With personal income rising, Chris Varvares, president of
Macroeconomic Advisers, a forecasting firm in St. Louis,
sees a robust recovery by early next year. In support of
that view, he points not only to the improvement in overall
personal income but to what he sees as an end to the
stagnation in the wages and salaries component. The
stagnation, he says, is giving way to growth.

There is also a boost to income from the Bush
administration's tax cut, which lowered income tax
deductions this year for millions of wage earners, putting
a bit more money in their take-home pay.

"People don't think about their wages," Mr. Varvares said,
contradicting Mr. Curtin's latest survey findings. "They go
out and buy what they need and because it is cheap relative
to their income, they have money left over. They don't look
at their wages; they observe their finances over time."

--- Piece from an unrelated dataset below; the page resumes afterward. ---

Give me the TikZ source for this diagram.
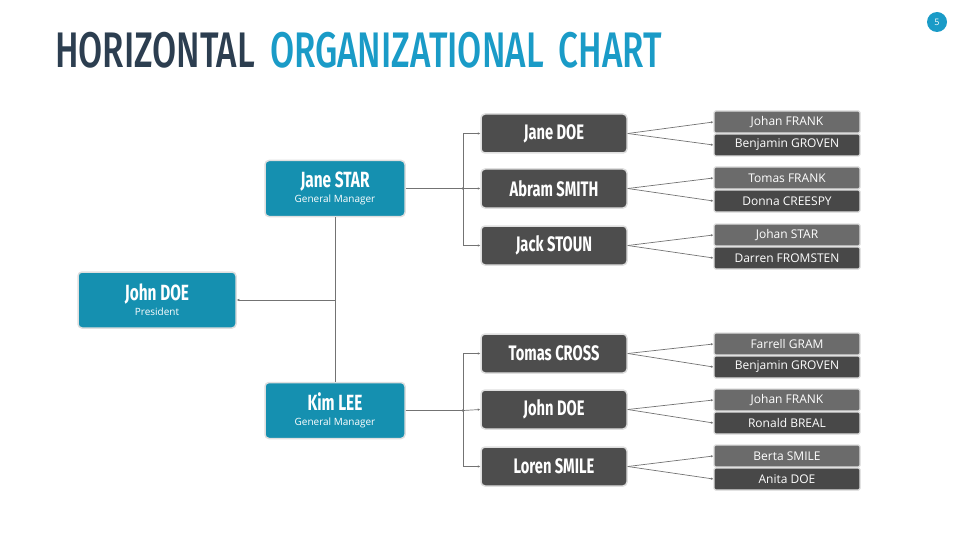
\documentclass[tikz,border=0pt]{standalone}
\usepackage{fontspec}
\setmainfont{Open Sans}
\newfontfamily\cond[FakeStretch=0.7]{Fira Sans}
\newfontfamily\condt[FakeStretch=0.7,UprightFont=* Medium]{Fira Sans}
\usetikzlibrary{arrows.meta}
\definecolor{teal1}{HTML}{1590B0}
\definecolor{dark1}{HTML}{2C3E50}
\definecolor{blue1}{HTML}{1A9BC7}
\definecolor{gbox}{HTML}{4D4D4D}
\definecolor{leafa}{HTML}{6B6B6B}
\definecolor{leafb}{HTML}{484848}
\begin{document}
\begin{tikzpicture}[x=1pt,y=-1pt,
 bluebox/.style={fill=teal1,draw=gray!25,line width=1.5pt,rounded corners=4pt,text=white,minimum width=158pt,minimum height=56pt,align=center,inner sep=0pt},
 midbox/.style={fill=gbox,draw=gray!25,line width=1.5pt,rounded corners=4pt,text=white,minimum width=146pt,minimum height=39pt,inner sep=0pt,font=\cond\bfseries\fontsize{21}{22}\selectfont},
 leafbox/.style={draw=gray!25,line width=1.2pt,rounded corners=1.5pt,text=white,minimum width=146pt,minimum height=22pt,inner sep=0pt,font=\fontsize{12}{12}\selectfont},
 conn/.style={draw=gray!90!black,line width=0.7pt},
 arr/.style={conn,-{Latex[length=2.5pt,width=2.5pt]}}]
\useasboundingbox (0,0) rectangle (960,540);
\node[anchor=west,inner sep=0pt,font=\condt\fontsize{50}{50}\selectfont] (title) at (55,50) {\textcolor{dark1}{HORIZONTAL}\hspace{15pt}\textcolor{blue1}{ORGANIZATIONAL\hspace{15pt}CHART}};
\node[circle,fill=blue1,minimum size=20pt,inner sep=0pt,text=white,font=\fontsize{9}{9}\selectfont] (pg) at (937,22) {5};
\node[bluebox] (pres) at (157,300) {{\cond\bfseries\fontsize{22}{24}\selectfont John DOE}\\[3pt]{\fontsize{10}{11}\selectfont President}};
\node[bluebox,minimum width=140pt] (gm1) at (335,188.5) {{\cond\bfseries\fontsize{22}{24}\selectfont Jane STAR}\\[3pt]{\fontsize{10}{11}\selectfont General Manager}};
\node[bluebox,minimum width=140pt] (gm2) at (335,410.5) {{\cond\bfseries\fontsize{22}{24}\selectfont Kim LEE}\\[3pt]{\fontsize{10}{11}\selectfont General Manager}};
\coordinate (j0) at (335,300);
\draw[conn] (gm1.south) -- (gm2.north);
\draw[arr] (j0) -- (pres.east);
\node[midbox] (m1) at (554,133.5) {Jane DOE};
\node[midbox] (m2) at (554,188.5) {Abram SMITH};
\node[midbox] (m3) at (554,245.5) {Jack STOUN};
\node[midbox] (m4) at (554,353.5) {Tomas CROSS};
\node[midbox] (m5) at (554,409.5) {John DOE};
\node[midbox] (m6) at (554,466.5) {Loren SMILE};
\coordinate (b1) at (463,188.5);
\coordinate (b2) at (463,410.5);
\draw[arr] (gm1.east) -- (b1) -- (m2.west);
\draw[arr] (b1) |- (m1.west);
\draw[arr] (b1) |- (m3.west);
\draw[arr] (gm2.east) -- (b2) -- (m5.west);
\draw[arr] (b2) |- (m4.west);
\draw[arr] (b2) |- (m6.west);
\fill[gray!90!black] (b1) circle (1.3pt) (b2) circle (1.3pt);
\newcommand\leafpair[5]{%
\node[leafbox,fill=leafa] (#1a) at (787,#3) {#4};
\node[leafbox,fill=leafb] (#1b) at (787,#3+23) {#5};
\draw[arr] (#2.east) -- (#1a.west);
\draw[arr] (#2.east) -- (#1b.west);}
\leafpair{l1}{m1}{122}{Johan FRANK}{Benjamin GROVEN}
\leafpair{l2}{m2}{178}{Tomas FRANK}{Donna CREESPY}
\leafpair{l3}{m3}{235}{Johan STAR}{Darren FROMSTEN}
\leafpair{l4}{m4}{344}{Farrell GRAM}{Benjamin GROVEN}
\leafpair{l5}{m5}{400}{Johan FRANK}{Ronald BREAL}
\leafpair{l6}{m6}{456}{Berta SMILE}{Anita DOE}
\end{tikzpicture}
\end{document}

There is guesswork, however, in some of the calculations of
the Bureau of Economic Analysis. For example, bonus
payments, which companies have increasingly used in lieu of
raises, are included in personal income, although the
bureau learns the size of the actual payouts only late in
the year. In the interim, it makes assumptions.

"We assume that the growth pattern of irregular pay is the
same as regular pay," said Carol Moylan, chief of the
bureau's personal income division. "If it is not, and it
sometimes is not, we have a problem."

Capital gains, which include earnings from the sale of
stock, are another black hole in calculating what is
happening to people's incomes and therefore to their
spending power in these critical early months of the
recovery. The bureau does not attempt to include them in
its measure of personal income, although capital gains
added greatly to income in the boom years but much less
over the last 18 months, judging from the sharp fall in tax
payments last April.

Only about half of the $150 billion in tax payments
expected that month actually arrived. The shortfall
suggests to economists at the Congressional Budget Office
that the stock market sell-off wiped out capital gains and
the tax revenue they generate. Canceled or shrunken bonuses
and worthless stock options might also be factors, they
said. Whatever the explanation, the tax payment shortfall
indicates a loss in personal income of $200 billion or
more, most of it among wealthy Americans.

Just how much they lost is not known yet. Many wealthy
people ask for and get postponements in filing their tax
returns. But the advance billing is not good. "We have
arrived, on balance, at income stagnation," Mr. Bernstein
said, "and that is a problem for the economy."